Twitter is quite an effective weapon, actually: It’s fast, furious, and unstoppable.

Using Twitter, The Donald attacked a Muslim family: specifically, Khizr and Ghazala Khan, the parents of Captain Humayun Khan, who died protecting his troops in Iraq in 2004. The attack was heartless and hate-filled.

That’s our town. Hatesville.

I decided to write to other officials of our town, because I wondered if the town’s councilmen and women might feel that the mayor might need to step down, find a nice house in the country, and consider daily meditation to calm his raging nature.

I wrote as a rabbi, a spiritual leader.

Rep. Larry Pittman represents me in the North Carolina legislature. Donald Trump has attacked brave men and women, I wrote. “Why do you not do the right thing and repudiate Donald Trump?” I asked.

I addressed my email: “Dear Representative Pittman.” I signed it, “Rabbi Barbara Thiede.”

Mr.
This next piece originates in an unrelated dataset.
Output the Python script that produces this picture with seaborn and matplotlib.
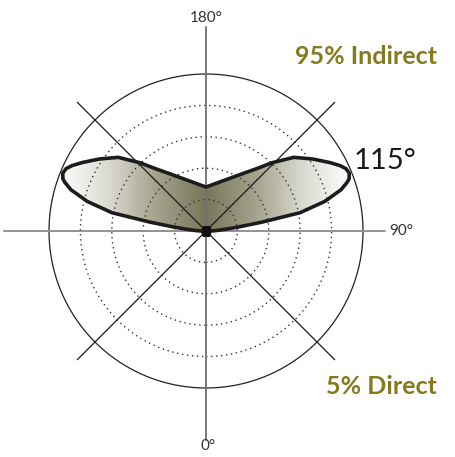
import numpy as np
import matplotlib
matplotlib.use("Agg")
import matplotlib.pyplot as plt
from matplotlib.colors import LinearSegmentedColormap
import seaborn as sns

# ---- data (photometric angle from nadir in degrees, intensity in ring units) ----
angles = [0, 30, 60, 85, 90, 92, 95, 97, 99, 101, 104, 107, 109, 110, 112, 114, 116, 119, 124, 130, 136, 140, 150, 160, 170, 180]
intensity = [0.12, 0.12, 0.10, 0.08, 0.15, 0.3, 0.6, 1.03, 1.8, 3.05, 3.9, 4.5, 4.75, 4.85, 4.92, 4.88, 4.75, 4.5, 4.1, 3.65, 3.02, 2.63, 2.05, 1.72, 1.52, 1.40]
ring_levels = [1, 2, 3, 4]
outer_ring = 5
axis_labels = ["180°", "0°", "90°"]
peak_label = "115°"
indirect_label = "95% Indirect"
direct_label = "5% Direct"

sns.set_style("white")
plt.rcParams['font.family'] = ['Lato', 'DejaVu Sans']

W, H = 455, 457
fig = plt.figure(figsize=(W / 100, H / 100), dpi=100)
cx, cy = 206, 231          # pixel centre
px_per_unit = 157 / outer_ring
Rpx = 215
Rmax = Rpx / px_per_unit
ax = fig.add_axes([(cx - Rpx) / W, (H - cy - Rpx) / H, 2 * Rpx / W, 2 * Rpx / H], projection='polar')
ax.set_theta_zero_location('S')
ax.set_theta_direction(1)
ax.set_ylim(0, Rmax)
ax.grid(False)
ax.set_xticks([])
ax.set_yticks([])
ax.spines['polar'].set_visible(False)
ax.patch.set_alpha(0)

# closed outline: right lobe then mirrored left lobe
th_r = np.deg2rad(angles)
th_l = np.deg2rad(360 - np.array(angles[::-1]))
theta = np.concatenate([th_r, th_l[1:]])
r = np.concatenate([intensity, intensity[::-1][1:]])

# gradient fill clipped to the outline
cmap = LinearSegmentedColormap.from_list("olive", ["#78775b", "#a3a28c", "#dcdbd2", "#ffffff"])
tg = np.linspace(0, 2 * np.pi, 721)
rg = np.linspace(0, 5.2, 200)
TT, RR = np.meshgrid(tg, rg)
C = np.abs(RR * np.sin(TT))
patch = ax.fill(theta, r, facecolor='none', edgecolor='none', zorder=1)[0]
mesh = ax.pcolormesh(TT, RR, C[:-1, :-1], cmap=cmap, vmin=0, vmax=4.7, shading='flat', zorder=1)
mesh.set_clip_path(patch)

# rings
tc = np.linspace(0, 2 * np.pi, 500)
for lv in ring_levels:
    ax.plot(tc, np.full_like(tc, lv), color='#333333', lw=1.0, ls=(0, (1, 2.6)), zorder=2)
ax.plot(tc, np.full_like(tc, outer_ring), color='#222222', lw=0.9, zorder=2)

# axis lines
u = 1 / px_per_unit
ax.plot([np.pi, np.pi], [0, 204 * u], color='#707070', lw=1.3, zorder=2)
ax.plot([0, 0], [0, 209 * u], color='#707070', lw=1.3, zorder=2)
ax.plot([1.5 * np.pi, 1.5 * np.pi], [0, 202 * u], color='#8a8a8a', lw=1.3, zorder=2)
ax.plot([0.5 * np.pi, 0.5 * np.pi], [0, 179 * u], color='#8a8a8a', lw=1.3, zorder=2)
for a in [45, 135, 225, 315]:
    ax.plot([np.deg2rad(a)] * 2, [0, 182 * u], color='#1a1a1a', lw=0.9, zorder=2)

# outline
sns.lineplot(x=theta, y=r, sort=False, estimator=None, ax=ax, color='#1c1c1c', lw=2.6, zorder=3)
ax.plot([0], [0], marker='s', ms=6, color='#111111', zorder=4)
ax.set_ylim(0, Rmax)

def ftext(x, y, s, **kw):
    fig.text(x / W, 1 - y / H, s, **kw)

ftext(206, 18, axis_labels[0], ha='center', va='center', fontsize=11, color='#333333')
ftext(208, 446, axis_labels[1], ha='center', va='center', fontsize=11, color='#333333')
ftext(389, 231, axis_labels[2], ha='left', va='center', fontsize=11, color='#333333')
ftext(354, 161, peak_label, ha='left', va='center', fontsize=21, color='#1a1a1a')
ftext(437, 57, indirect_label, ha='right', va='center', fontsize=18, color='#857a20', fontweight='bold')
ftext(437, 386, direct_label, ha='right', va='center', fontsize=18, color='#857a20', fontweight='bold')

fig.savefig("out.png", dpi=100)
Pittman avoided my title. In fact, he avoided using any sort of address. He wrote: “Trump is not against the American people.”

Hmmm. Maybe Muslims, Americans of Mexican descent, women who don’t fit Mr. Trump’s standards of beauty, and, perhaps, even crying babies are not included among “the American people.” I read on.
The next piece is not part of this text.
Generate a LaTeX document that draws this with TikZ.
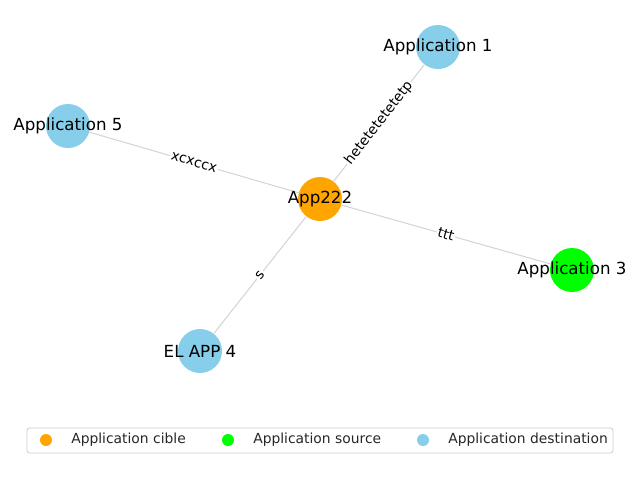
\documentclass[tikz,border=0pt]{standalone}
\usepackage{fontspec}
\setmainfont{DejaVu Sans}
\definecolor{cOrange}{HTML}{FFA500}
\definecolor{cLime}{HTML}{00FF00}
\definecolor{cSky}{HTML}{87CEEB}
\definecolor{cEdge}{HTML}{D3D3D3}
\definecolor{cFrame}{HTML}{CCCCCC}
\tikzset{
  app/.style={circle, minimum size=33pt, inner sep=0pt},
  applabel/.style={inner sep=0pt, text=black, font=\fontsize{12.5}{14}\selectfont},
  edge/.style={draw=cEdge, line width=0.75pt},
  elabel/.style={sloped, fill=white, inner sep=1pt, font=\fontsize{10.4}{12}\selectfont},
  legdot/.style={circle, minimum size=9pt, inner sep=0pt},
  legtext/.style={anchor=west, inner sep=0pt, font=\fontsize{10.4}{12}\selectfont, text=black!85}
}
\begin{document}
\begin{tikzpicture}[x=0.75pt,y=-0.75pt]
\useasboundingbox (0,0) rectangle (640,480);
\node[app, fill=cOrange] (c) at (320,199) {};
\node[app, fill=cSky] (a1) at (438,47) {};
\node[app, fill=cSky] (a5) at (68,126) {};
\node[app, fill=cLime] (a3) at (572,270) {};
\node[app, fill=cSky] (a4) at (200,351) {};
\path[edge] (c) -- (a1);
\path[edge] (c) -- (a5);
\path[edge] (c) -- (a3);
\path[edge] (c) -- (a4);
\path (c.center) -- node[elabel] {hetetetetetetp} (a1.center);
\path (c.center) -- node[elabel] {xcxccx} (a5.center);
\path (c.center) -- node[elabel] {ttt} (a3.center);
\path (c.center) -- node[elabel] {s} (a4.center);
\node[applabel] (lc) at (c) {App222};
\node[applabel] (l1) at (a1) {Application 1};
\node[applabel] (l5) at (a5) {Application 5};
\node[applabel] (l3) at (a3) {Application 3};
\node[applabel] (l4) at (a4) {EL APP 4};
% legend
\node[draw=cFrame, rounded corners=2pt, line width=0.6pt, minimum width=439.5pt, minimum height=18.75pt, inner sep=0pt] (leg) at (320,440.5) {};
\node[legdot, fill=cOrange] (d1) at (46,440) {};
\node[legtext] (t1) at (71,440) {Application cible};
\node[legdot, fill=cLime] (d2) at (228,440) {};
\node[legtext] (t2) at (253,440) {Application source};
\node[legdot, fill=cSky] (d3) at (423,440) {};
\node[legtext] (t3) at (448,440) {Application destination};
\end{tikzpicture}
\end{document}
“But most of all,” Pittman wrote, “love of God, not God as He is reimagined by those who reject the authority of Scripture, but God as Scripture and personal acquaintance with His Son present Him, and love of country, make it absolutely unthinkable to allow Hillary Clinton anywhere near the White House… I must vote for Trump to save the people of our nation from Hillary.”

Admittedly, from my rabbinic perspective, God is one and all humanity are God’s children. But, if I may say so, many of my closest friends and neighbors here in Cabarrus County have such an acquaintance with the divine as Mr. Pittman describes. They are dear to me and the world because of the goodness and generosity with which they manifest that relationship.
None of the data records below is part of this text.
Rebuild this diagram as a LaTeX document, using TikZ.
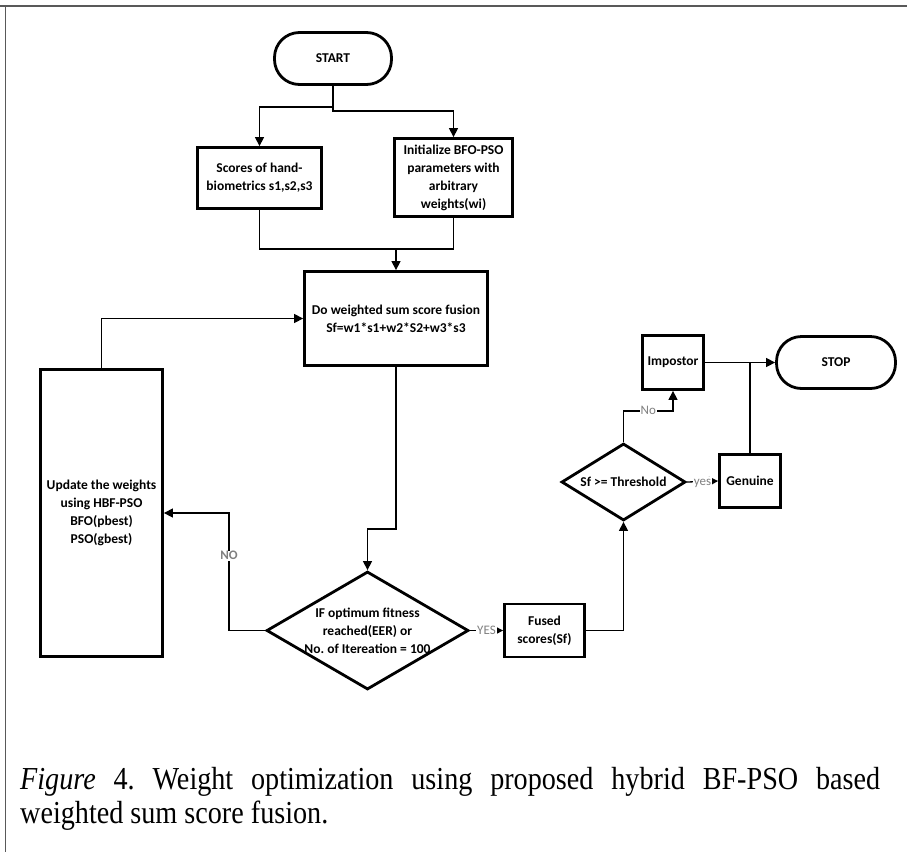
\documentclass[tikz,border=0pt]{standalone}
\usepackage{fontspec}
\newfontfamily\flowfont{Carlito}
\newfontfamily\capfont[FakeStretch=0.88]{Liberation Serif}
\usetikzlibrary{arrows.meta,shapes.geometric,calc}
\frenchspacing
\begin{document}
\begin{tikzpicture}[x=1pt,y=-1pt,
  txt/.style={font=\flowfont\bfseries\fontsize{13.5}{18}\selectfont},
  box/.style={draw, line width=2.8pt, rectangle, align=center, inner sep=2pt, txt},
  term/.style={box, rounded corners=25pt},
  dia/.style={draw, line width=2.8pt, diamond, inner sep=0pt},
  dlab/.style={txt, align=center},
  arr/.style={line width=1.3pt, -{Triangle[length=9pt,width=9pt]}},
  ln/.style={line width=1.3pt},
  lab/.style={fill=white, text=gray, inner sep=1pt, text height=7.5pt, text depth=0.5pt, font=\flowfont\fontsize{13}{15}\selectfont},
  capt/.style={anchor=north west, inner sep=0pt, text width=860pt, align=justify, font=\capfont\fontsize{32}{34}\selectfont},
]
\useasboundingbox (0,0) rectangle (907,852);
\draw[line width=2pt, gray!70!black] (0,6) -- (907,6);
\draw[line width=1pt, gray!70!black] (5,6) -- (5,852);

\node[term, minimum width=117pt, minimum height=52pt] (start) at (333,58.5) {START};
\node[box, minimum width=124pt, minimum height=61pt] (scores) at (259.5,178) {Scores of hand-\\biometrics s1,s2,s3};
\node[box, minimum width=118pt, minimum height=78pt] (init) at (453.5,177.5) {Initialize BFO-PSO\\parameters with\\arbitrary\\weights(wi)};
\node[box, minimum width=183pt, minimum height=94pt] (fusion) at (396,318.5) {Do weighted sum score fusion\\Sf=w1*s1+w2*S2+w3*s3};
\node[box, minimum width=122pt, minimum height=287pt] (update) at (101.5,513) {Update the weights\\using HBF-PSO\\BFO(pbest)\\PSO(gbest)};
\node[dia, minimum width=202pt, minimum height=118pt,
  label={[dlab]center:{IF optimum fitness\\reached(EER) or\\No. of Itereation = 100}}] (cond) at (367.5,630.5) {};
\node[box, minimum width=80pt, minimum height=53pt] (fused) at (544.5,630.5) {Fused\\scores(Sf)};
\node[dia, minimum width=124pt, minimum height=77pt,
  label={[dlab]center:{Sf >= Threshold}}] (thresh) at (623.5,482) {};
\node[box, minimum width=61pt, minimum height=53pt] (genuine) at (750,481) {Genuine};
\node[box, minimum width=61pt, minimum height=54pt] (impostor) at (673,362.5) {Impostor};
\node[term, minimum width=119pt, minimum height=52pt] (stop) at (836,362.5) {STOP};

\draw[arr] (start.south) -- (start.south |- 0,107) -| (scores.north);
\draw[arr] (start.south) -- (start.south |- 0,111) -| (init.north);
\coordinate (j) at (396,249);
\draw[ln] (scores.south) |- (j);
\draw[ln] (init.south) |- (j);
\draw[arr] (j) -- (fusion.north);
\draw[arr] (update.north) |- (fusion.west);
\draw[arr] (fusion.south) -- (fusion.south |- 0,529) -| (cond.north);
\draw[arr] (cond.west) -- (cond.west -| 229,0) -- node[lab, pos=0.63, font=\flowfont\bfseries\fontsize{13}{15}\selectfont]{NO} (229,513) -- (update.east);
\draw[arr] (cond.east) -- node[lab]{YES} (fused.west);
\draw[arr] (fused.east) -| (thresh.south);
\draw[arr] (thresh.north) -- (thresh.north |- 0,411) -- node[lab]{No} (impostor.south |- 0,411) -- (impostor.south);
\draw[arr] (thresh.east) -- node[lab]{yes} (genuine.west);
\draw[arr] (impostor.east) -- (stop.west);
\draw[ln] (genuine.north) -- (genuine.north |- impostor.east);

\node[capt] (cap) at (20,767)
  {\frenchspacing\tolerance=10000 \hbadness=10000 \textit{Figure} 4. Weight optimization using proposed hybrid BF-PSO based weighted sum score fusion.};
\end{tikzpicture}
\end{document}
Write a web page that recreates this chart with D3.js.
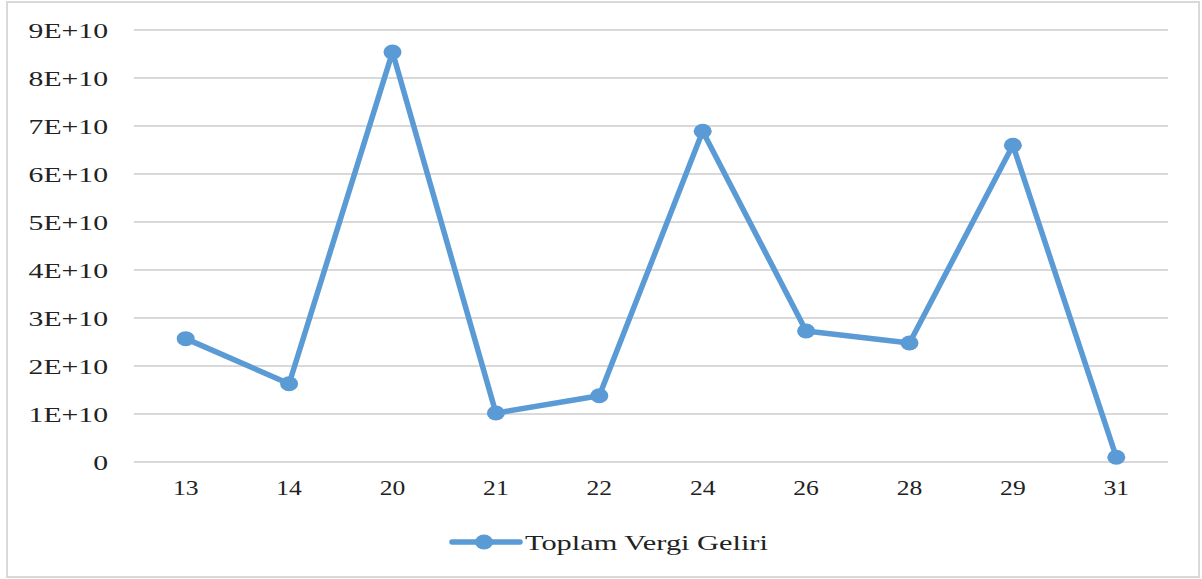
<!DOCTYPE html>
<html>
<head>
<meta charset="utf-8">
<script src="https://cdn.jsdelivr.net/npm/d3@7"></script>
<style>
  body { margin: 0; background: #fff; }
  text { font-family: "Liberation Serif", "Times New Roman", serif; fill: #222; }
</style>
</head>
<body>
<div id="chart"></div>
<script>
// Chart data
var categories = ["13", "14", "20", "21", "22", "24", "26", "28", "29", "31"];
var taxIncome = [2.57e10, 1.63e10, 8.54e10, 1.02e10, 1.38e10, 6.89e10, 2.73e10, 2.48e10, 6.60e10, 0.10e10];
var yTicks = [0, 1e10, 2e10, 3e10, 4e10, 5e10, 6e10, 7e10, 8e10, 9e10];
var yTickLabels = ["0", "1E+10", "2E+10", "3E+10", "4E+10", "5E+10", "6E+10", "7E+10", "8E+10", "9E+10"];
var seriesName = "Toplam Vergi Geliri";

var svgWidth = 1202;
var svgHeight = 579;
var color = "#5B9BD5";

var margin = { top: 30, right: 34, bottom: 117, left: 134 };
var chartWidth = svgWidth - margin.left - margin.right;
var chartHeight = svgHeight - margin.top - margin.bottom;

var svg = d3.select("#chart")
  .append("svg")
  .attr("width", svgWidth)
  .attr("height", svgHeight);

// outer frame
svg.append("rect")
  .attr("x", 7)
  .attr("y", 2)
  .attr("width", 1192)
  .attr("height", 575)
  .attr("fill", "none")
  .attr("stroke", "#d9d9d9")
  .attr("stroke-width", 2);

var chartGroup = svg.append("g")
  .attr("transform", `translate(${margin.left}, ${margin.top})`);

var x = d3.scaleBand()
  .domain(categories)
  .range([0, chartWidth]);

var y = d3.scaleLinear()
  .domain([0, 9e10])
  .range([chartHeight, 0]);

// gridlines
chartGroup.append("g")
  .selectAll("line")
  .data(yTicks)
  .enter()
  .append("line")
  .attr("x1", 0)
  .attr("x2", chartWidth)
  .attr("y1", d => y(d))
  .attr("y2", d => y(d))
  .attr("stroke", "#d9d9d9")
  .attr("stroke-width", 2);

// y axis labels (the source font is drawn wider, so stretch horizontally)
var yStretch = 1.35;
var yAxis = chartGroup.append("g")
  .call(d3.axisLeft(y).tickValues(yTicks).tickSize(0)
    .tickFormat((d, i) => yTickLabels[i]));
yAxis.select(".domain").remove();
yAxis.selectAll("text")
  .attr("x", -26 / yStretch)
  .attr("dy", "0.36em")
  .attr("transform", `scale(${yStretch},1)`)
  .style("font-family", "'Liberation Serif', serif")
  .style("font-size", "22px")
  .attr("fill", "#222");

// x axis labels
var xStretch = 1.22;
var xAxis = chartGroup.append("g")
  .attr("transform", "translate(0," + chartHeight + ")")
  .call(d3.axisBottom(x).tickSize(0).tickPadding(18));
xAxis.select(".domain").remove();
xAxis.selectAll(".tick")
  .each(function() {
    var t = d3.select(this);
    var tr = t.attr("transform");
    t.attr("transform", tr + ` scale(${xStretch},1)`);
  });
xAxis.selectAll("text")
  .style("font-family", "'Liberation Serif', serif")
  .style("font-size", "21px")
  .attr("fill", "#222");

var cx = d => x(d) + x.bandwidth() / 2;

// series line
var line = d3.line()
  .x((d, i) => cx(categories[i]))
  .y(d => y(d));

chartGroup.append("path")
  .datum(taxIncome)
  .attr("d", line)
  .attr("fill", "none")
  .attr("stroke", color)
  .attr("stroke-width", 5.5)
  .attr("stroke-linejoin", "round");

chartGroup.append("g")
  .selectAll("ellipse")
  .data(taxIncome)
  .enter()
  .append("ellipse")
  .attr("cx", (d, i) => cx(categories[i]))
  .attr("cy", d => y(d))
  .attr("rx", 9)
  .attr("ry", 7.5)
  .attr("fill", color);

// legend
var legend = svg.append("g")
  .attr("transform", "translate(450, 542)");
legend.append("line")
  .attr("x1", 2)
  .attr("x2", 70)
  .attr("stroke", color)
  .attr("stroke-width", 5.5)
  .attr("stroke-linecap", "round");
legend.append("ellipse")
  .attr("cx", 34)
  .attr("rx", 9)
  .attr("ry", 7.5)
  .attr("fill", color);
legend.append("text")
  .attr("transform", "translate(75,0) scale(1.38,1)")
  .attr("dy", "0.35em")
  .style("font-size", "22px")
  .text(seriesName);
</script>
</body>
</html>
“Are you truly suggesting that a believing Christian can only vote for Donald Trump?” I asked. I signed simply as “Rabbi Barbara,” hoping that a more informal approach might grant me the grace of an address.

No such luck. But Pittman did answer. It turns out that no believing Christian has a “reasonable excuse” for voting for Hillary Clinton. Why? Donald Trump “is the only chance we have to stop a murderous criminal from getting back in power.”

Oy gevalt. The Donald has councilmen supporting him who are clearly with Hatesville.

For centuries, American leaders have been inspired by the Sermon on the Mount to describe our country as a city on the hill, a model of charity and virtue. “These visitors to that city on the Potomac do not come as… Jews or Christians; conservatives or liberals; or Democrats or Republicans. They are Americans awed by what has gone before, proud of what for them is still…a shining city on a hill.”

BTW: That was Ronald Reagan.

I think I’d like to move to that city.